Is intra-day trading allowed in ASM?

During Stage I of ASM, a 100% margin is imposed for intra-day trading, and a daily price band of 5% or lower is made applicable. During Stage II, when the security is shifted to trade-to-trade settlement, the settlement is delivery based and intra-day trading is not allowed.

What about corporate actions for stocks under ASM? And when can the stock exit ASM?

Corporate actions aren’t impacted by a stock being under ASM. The benefits of all corporate actions like bonus, dividend and stock split are passed on to the shareholder even though the scrip is under ASM. However, pledging is not allowed for stocks under ASM. In such cases where a stock you have pledged is moved under ASM, you will no longer be provided collateral margins for that stock, because, as per ASM, 100% margin should be levied. 

The collateral value will reduce by the value of collateral received against that stock. You can either un-pledge the stock or keep the stock pledged without collateral until the stock is moved out of ASM.
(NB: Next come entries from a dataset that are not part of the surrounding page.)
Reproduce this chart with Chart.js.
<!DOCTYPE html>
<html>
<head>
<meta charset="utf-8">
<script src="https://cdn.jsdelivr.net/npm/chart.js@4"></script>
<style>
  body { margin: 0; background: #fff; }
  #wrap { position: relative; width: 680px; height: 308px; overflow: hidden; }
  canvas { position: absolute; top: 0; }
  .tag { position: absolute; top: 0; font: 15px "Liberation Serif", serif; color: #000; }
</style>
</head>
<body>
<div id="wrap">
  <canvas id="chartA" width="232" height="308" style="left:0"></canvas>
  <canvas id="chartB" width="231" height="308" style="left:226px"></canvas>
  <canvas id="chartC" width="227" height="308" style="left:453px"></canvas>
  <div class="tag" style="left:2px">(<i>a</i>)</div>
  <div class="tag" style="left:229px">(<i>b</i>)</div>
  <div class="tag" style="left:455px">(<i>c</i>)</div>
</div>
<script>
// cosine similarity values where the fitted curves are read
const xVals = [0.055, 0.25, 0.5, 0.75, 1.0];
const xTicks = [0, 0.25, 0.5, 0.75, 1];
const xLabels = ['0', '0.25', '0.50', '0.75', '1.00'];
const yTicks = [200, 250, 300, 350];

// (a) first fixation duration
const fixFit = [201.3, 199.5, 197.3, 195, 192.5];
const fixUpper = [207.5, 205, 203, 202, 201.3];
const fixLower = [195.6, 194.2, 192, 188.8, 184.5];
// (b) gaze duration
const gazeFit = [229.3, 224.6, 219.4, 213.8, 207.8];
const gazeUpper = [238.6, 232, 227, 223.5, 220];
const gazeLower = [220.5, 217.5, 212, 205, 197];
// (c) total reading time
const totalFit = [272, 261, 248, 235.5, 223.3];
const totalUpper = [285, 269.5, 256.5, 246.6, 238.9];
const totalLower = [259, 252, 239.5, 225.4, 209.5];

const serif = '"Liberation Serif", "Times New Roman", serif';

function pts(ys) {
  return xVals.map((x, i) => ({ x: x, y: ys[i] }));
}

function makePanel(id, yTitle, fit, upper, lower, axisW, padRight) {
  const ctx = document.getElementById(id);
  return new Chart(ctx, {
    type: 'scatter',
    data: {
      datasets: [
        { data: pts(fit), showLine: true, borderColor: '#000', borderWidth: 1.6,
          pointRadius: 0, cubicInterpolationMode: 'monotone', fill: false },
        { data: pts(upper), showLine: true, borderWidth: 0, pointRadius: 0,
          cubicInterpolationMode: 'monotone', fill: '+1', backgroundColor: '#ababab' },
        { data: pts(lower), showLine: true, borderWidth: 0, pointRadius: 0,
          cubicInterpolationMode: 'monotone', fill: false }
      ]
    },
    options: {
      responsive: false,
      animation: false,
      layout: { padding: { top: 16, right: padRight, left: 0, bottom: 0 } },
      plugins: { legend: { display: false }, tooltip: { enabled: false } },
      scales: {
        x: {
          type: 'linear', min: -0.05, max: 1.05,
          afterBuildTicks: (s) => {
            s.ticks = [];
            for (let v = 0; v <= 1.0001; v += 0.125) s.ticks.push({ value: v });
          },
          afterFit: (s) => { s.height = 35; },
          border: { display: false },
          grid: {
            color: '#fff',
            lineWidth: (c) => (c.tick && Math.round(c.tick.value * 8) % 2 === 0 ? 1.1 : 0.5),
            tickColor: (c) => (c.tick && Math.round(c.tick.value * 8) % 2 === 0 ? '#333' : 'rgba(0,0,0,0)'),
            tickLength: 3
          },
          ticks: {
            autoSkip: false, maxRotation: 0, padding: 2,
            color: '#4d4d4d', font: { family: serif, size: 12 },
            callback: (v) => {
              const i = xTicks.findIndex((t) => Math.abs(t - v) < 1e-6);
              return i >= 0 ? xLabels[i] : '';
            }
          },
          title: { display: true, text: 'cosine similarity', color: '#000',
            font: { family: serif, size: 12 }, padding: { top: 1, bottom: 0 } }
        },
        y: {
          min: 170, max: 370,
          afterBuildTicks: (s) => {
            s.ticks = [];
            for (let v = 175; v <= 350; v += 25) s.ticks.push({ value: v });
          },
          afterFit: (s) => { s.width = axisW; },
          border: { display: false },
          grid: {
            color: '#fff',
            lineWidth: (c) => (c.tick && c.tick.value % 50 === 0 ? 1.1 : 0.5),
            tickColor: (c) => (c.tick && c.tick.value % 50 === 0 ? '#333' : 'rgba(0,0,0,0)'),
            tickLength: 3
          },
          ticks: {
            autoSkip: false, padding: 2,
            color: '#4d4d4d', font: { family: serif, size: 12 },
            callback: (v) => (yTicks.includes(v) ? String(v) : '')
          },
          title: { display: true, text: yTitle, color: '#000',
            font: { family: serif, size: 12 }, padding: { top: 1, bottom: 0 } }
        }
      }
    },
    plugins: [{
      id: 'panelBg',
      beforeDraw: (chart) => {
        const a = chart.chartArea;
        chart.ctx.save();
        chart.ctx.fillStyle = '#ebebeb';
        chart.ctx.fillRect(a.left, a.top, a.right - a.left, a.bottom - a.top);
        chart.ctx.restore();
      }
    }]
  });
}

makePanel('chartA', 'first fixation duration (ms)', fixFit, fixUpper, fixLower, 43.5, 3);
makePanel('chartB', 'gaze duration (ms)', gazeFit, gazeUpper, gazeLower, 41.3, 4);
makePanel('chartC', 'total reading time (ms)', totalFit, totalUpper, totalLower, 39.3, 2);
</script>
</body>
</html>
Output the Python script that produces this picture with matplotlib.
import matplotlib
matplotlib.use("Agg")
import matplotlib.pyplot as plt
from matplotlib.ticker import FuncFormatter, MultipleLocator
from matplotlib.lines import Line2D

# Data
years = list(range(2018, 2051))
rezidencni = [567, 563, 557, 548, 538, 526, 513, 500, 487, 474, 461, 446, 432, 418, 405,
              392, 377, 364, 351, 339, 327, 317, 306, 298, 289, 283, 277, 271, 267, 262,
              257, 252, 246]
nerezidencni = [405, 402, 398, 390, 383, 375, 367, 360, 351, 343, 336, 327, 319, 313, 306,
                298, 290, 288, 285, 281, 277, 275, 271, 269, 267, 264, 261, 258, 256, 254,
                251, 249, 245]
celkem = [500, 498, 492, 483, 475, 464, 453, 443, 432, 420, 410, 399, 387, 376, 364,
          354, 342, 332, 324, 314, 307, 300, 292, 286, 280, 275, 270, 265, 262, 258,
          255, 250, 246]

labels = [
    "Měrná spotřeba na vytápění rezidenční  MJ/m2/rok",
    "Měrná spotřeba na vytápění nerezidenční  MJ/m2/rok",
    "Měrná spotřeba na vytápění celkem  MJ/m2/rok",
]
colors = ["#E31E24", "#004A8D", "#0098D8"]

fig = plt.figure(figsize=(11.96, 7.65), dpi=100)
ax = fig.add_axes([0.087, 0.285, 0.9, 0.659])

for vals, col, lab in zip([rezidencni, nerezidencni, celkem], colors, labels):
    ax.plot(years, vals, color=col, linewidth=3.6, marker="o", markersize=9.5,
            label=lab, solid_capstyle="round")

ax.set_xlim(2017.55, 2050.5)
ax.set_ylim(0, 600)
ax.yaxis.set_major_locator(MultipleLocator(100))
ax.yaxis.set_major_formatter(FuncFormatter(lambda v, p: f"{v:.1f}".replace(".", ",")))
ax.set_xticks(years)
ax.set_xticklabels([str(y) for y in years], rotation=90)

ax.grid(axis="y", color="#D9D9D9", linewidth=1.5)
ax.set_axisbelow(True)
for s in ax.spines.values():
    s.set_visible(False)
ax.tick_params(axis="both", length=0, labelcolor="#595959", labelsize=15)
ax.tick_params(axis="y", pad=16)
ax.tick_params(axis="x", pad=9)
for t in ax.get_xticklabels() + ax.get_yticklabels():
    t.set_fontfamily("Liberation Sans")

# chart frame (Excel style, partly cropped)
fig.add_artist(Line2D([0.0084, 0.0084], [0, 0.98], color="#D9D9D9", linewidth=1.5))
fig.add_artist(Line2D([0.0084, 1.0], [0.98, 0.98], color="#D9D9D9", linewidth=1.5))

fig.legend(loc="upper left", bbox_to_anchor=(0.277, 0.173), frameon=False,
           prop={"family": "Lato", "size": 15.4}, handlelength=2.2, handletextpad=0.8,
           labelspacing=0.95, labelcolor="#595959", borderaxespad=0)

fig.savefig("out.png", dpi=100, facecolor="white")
The securities shall be placed under ASM till the time they continue to meet predefined objective criteria. Such securities under ASM shall be reviewed on a bi-monthly basis for the applicability of ASM. If the predefined objective criterion is not satisfied, then they would be eligible for moving out from the framework. As long as the stock continues to meet the criteria for short-term ASM without attracting the criteria for long-term ASM, the stock will continue to be subject to the Stage II framework till it doesn’t meet the short-term ASM criteria any more.